NY Legislature adjourns without a deal on NYC schools

ALBANY, N.Y. — New York lawmakers adjourned their 2017 session and left the state Capitol Wednesday without a deal to extend Mayor Bill de Blasio’s control of New York City schools, dealing the Democratic mayor a major blow and potentially disrupting the governance of the nation’s largest school system.

Mayoral oversight of schools, first enacted in 2002, will expire June 30. If the policy lapses, control will revert to a mosaic of local school boards.

While top lawmakers agreed on the benefits of having centralized leadership of city schools, they remain at odds about Republican proposals to link an extension to charter schools. Republican Senate Leader John Flanagan, of Long Island, sought to raise the cap on the number of charters allowed in the city, but Democratic Assembly Speaker Carl Heastie, of the Bronx, refused to include the charter cap in the negotiations over mayoral control.

“I believe in mayoral control,” Flanagan said. “Are we there yet? No. … If we need to come back to Albany we’ll come back.”

Heastie, however, dismissed the idea that lawmakers would return.

“I have no intention of coming back,” he told reporters after his chamber adjourned shortly before midnight.

The policy lapsed once before, briefly, in 2009, but was reinstated before any significant impact was felt.

If mayoral control goes away for good, control of city schools would revert to a single board of education and many local districts. The city estimates that could create $1.6 billion in added administrative costs over 10 years. Supporters of mayoral control say it has led to higher academic performance and programs such as universal pre-kindergarten.

“If Albany doesn’t get this done there’s going to be a lot of angry people in the city,” de Blasio said on WCBS 880 Wednesday.

The six-month legislative session began in January with big proposals from Democratic Gov. Andrew Cuomo to modernize the state’s antiquated voting system and make state college tuition free for middle-class students.

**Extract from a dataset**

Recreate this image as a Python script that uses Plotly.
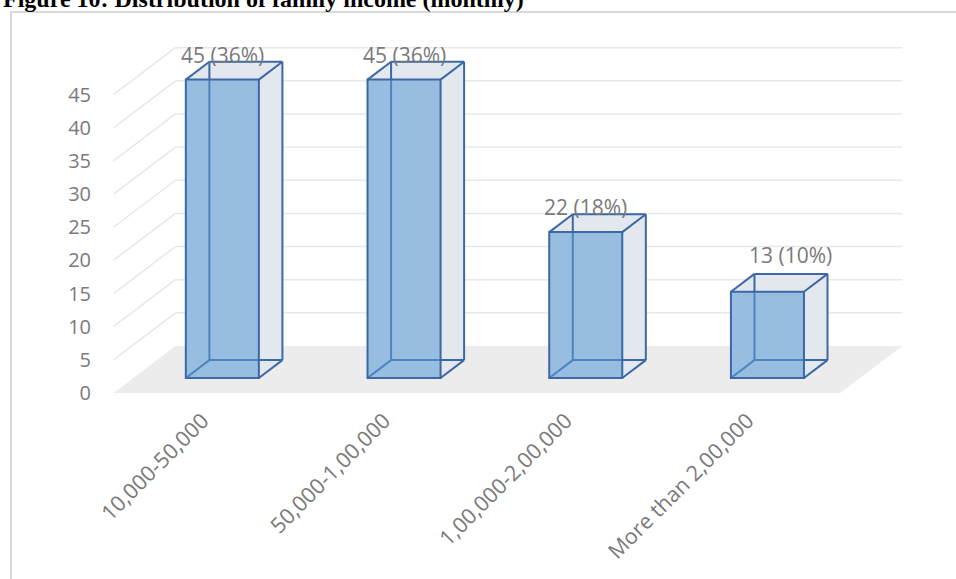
import plotly.graph_objects as go

# ---------------- data ----------------
CATEGORIES = ["10,000-50,000", "50,000-1,00,000", "1,00,000-2,00,000", "More than 2,00,000"]
COUNTS = [45, 45, 22, 13]
PERCENTS = [36, 36, 18, 10]
Y_TICKS = [0, 5, 10, 15, 20, 25, 30, 35, 40, 45]
TITLE = "Figure 10: Distribution of family income (monthly)"

# ---------------- geometry / style ----------------
W, H = 956, 579
X0_PX, CAT_PX = 202.5, 181.7      # pixel of first category on front plane, px per category
Y0_PX, UNIT_PX = 393.0, 6.63      # pixel of value 0 on front plane, px per value unit
XR = [(0 - X0_PX) / CAT_PX, (W - X0_PX) / CAT_PX]
YR = [(Y0_PX - H) / UNIT_PX, Y0_PX / UNIT_PX]

DX = 62 / CAT_PX                  # depth vector (front plane -> back wall) in data units
DY = 47 / UNIT_PX
F1, F2 = 0.32, 0.70               # bar front / back depth fraction
HALF_W = 0.201
FLOOR_L, FLOOR_R = -0.49, 3.51

EDGE = "#3c68a6"
FACE_LIGHT = "#e3e8ef"
GRID = "#e8e8e8"
FLOOR = "#ececec"
TXT = "#7a7a7a"
FONT = "Open Sans"

fig = go.Figure()


def poly(pts, **kw):
    path = "M " + " L ".join(f"{x},{y}" for x, y in pts) + " Z"
    return dict(type="path", path=path, xref="x", yref="y", **kw)


def seg(p, q, **kw):
    return dict(type="line", x0=p[0], y0=p[1], x1=q[0], y1=q[1], xref="x", yref="y", **kw)


shapes = []
# frame
shapes.append(dict(type="path", xref="paper", yref="paper",
                   path=f"M {11/W},-0.05 L {11/W},{1-12/H} L 1.05,{1-12/H}",
                   line=dict(color="#d9d9d9", width=2), layer="below"))
# floor
shapes.append(poly([(FLOOR_L, 0), (FLOOR_R, 0), (FLOOR_R + DX, DY), (FLOOR_L + DX, DY)],
                   fillcolor=FLOOR, line=dict(width=0), layer="below"))
# walls gridlines
for v in Y_TICKS[1:]:
    shapes.append(seg((FLOOR_L + DX, v + DY), (FLOOR_R + DX, v + DY),
                      line=dict(color=GRID, width=1.5), layer="below"))
    shapes.append(seg((FLOOR_L, v), (FLOOR_L + DX, v + DY),
                      line=dict(color=GRID, width=1.5), layer="below"))

above = []
for i, v in enumerate(COUNTS):
    xl, xr_ = i - HALF_W, i + HALF_W
    fbl = (xl + F1 * DX, F1 * DY)
    fbr = (xr_ + F1 * DX, F1 * DY)
    ftl = (xl + F1 * DX, v + F1 * DY)
    ftr = (xr_ + F1 * DX, v + F1 * DY)
    bbl = (xl + F2 * DX, F2 * DY)
    bbr = (xr_ + F2 * DX, F2 * DY)
    btl = (xl + F2 * DX, v + F2 * DY)
    btr = (xr_ + F2 * DX, v + F2 * DY)
    shapes.append(poly([fbl, ftl, btl, btr, bbr, fbr], fillcolor=FACE_LIGHT,
                       line=dict(width=0), layer="below"))
    for p, q in [(bbl, btl), (bbl, bbr), (fbl, bbl)]:
        shapes.append(seg(p, q, line=dict(color=EDGE, width=2), layer="below"))
    for p, q in [(ftl, btl), (btl, btr), (btr, ftr), (btr, bbr), (bbr, fbr)]:
        above.append(seg(p, q, line=dict(color=EDGE, width=2), layer="above"))

fig.add_trace(go.Bar(
    x=[i + F1 * DX for i in range(len(COUNTS))],
    y=COUNTS,
    base=F1 * DY,
    width=2 * HALF_W,
    marker=dict(color="rgba(91,155,213,0.56)", line=dict(color=EDGE, width=2)),
    hoverinfo="skip",
    showlegend=False,
))

LABEL_NUDGE = [(0, 7), (0, 7), (0, 7), (23, 19)]
annotations = []
for i, (v, p) in enumerate(zip(COUNTS, PERCENTS)):
    nx, ny = LABEL_NUDGE[i]
    annotations.append(dict(x=i + F1 * DX, y=v + F2 * DY, xref="x", yref="y",
                            text=f"{v} ({p}%)", showarrow=False,
                            xanchor="center", yanchor="middle", xshift=nx, yshift=ny,
                            font=dict(family=FONT, size=21, color=TXT)))
annotations.append(dict(x=0, y=1, xref="paper", yref="paper", text=f"<b>{TITLE}</b>",
                        showarrow=False, xanchor="left", yanchor="top", xshift=1, yshift=16,
                        font=dict(family="Liberation Serif", size=24, color="#000000")))

fig.update_layout(
    width=W, height=H,
    margin=dict(l=0, r=0, t=0, b=0),
    paper_bgcolor="white", plot_bgcolor="white",
    shapes=shapes + above,
    annotations=annotations,
    xaxis=dict(range=XR, domain=[0, 1], anchor="free", position=1 - 403 / H,
               tickvals=list(range(len(CATEGORIES))), ticktext=CATEGORIES,
               tickangle=-45, showgrid=False, zeroline=False, showline=False, ticks="",
               tickfont=dict(family=FONT, size=21.5, color=TXT)),
    yaxis=dict(range=YR, domain=[0, 1], anchor="free", position=91 / W,
               tickvals=Y_TICKS, showgrid=False, zeroline=False, showline=False, ticks="",
               tickfont=dict(family=FONT, size=20, color=TXT)),
)

fig.write_html("out.html")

The voting reforms never materialized and Cuomo’s college tuition plan was significantly altered. The program will cover the tuition — though not room and board — for in-state students from families earning $125,000 or less. But the students must remain in New York for as many years as they receive the benefit, or else repay the money as a loan.

Other highlights of the session included a major juvenile justice reform that will end the state’s practice of prosecuting and incarcerating 16- and 17-year-old offenders as adults.

Lawmakers also voted to increase school funding by $1.1 billion and to permit the ride-hailing apps Uber and Lyft to expand into upstate New York and Long Island. The state budget passed in April also included $200 million for prevention, treatment and recovery programs targeted toward heroin and opioid addiction.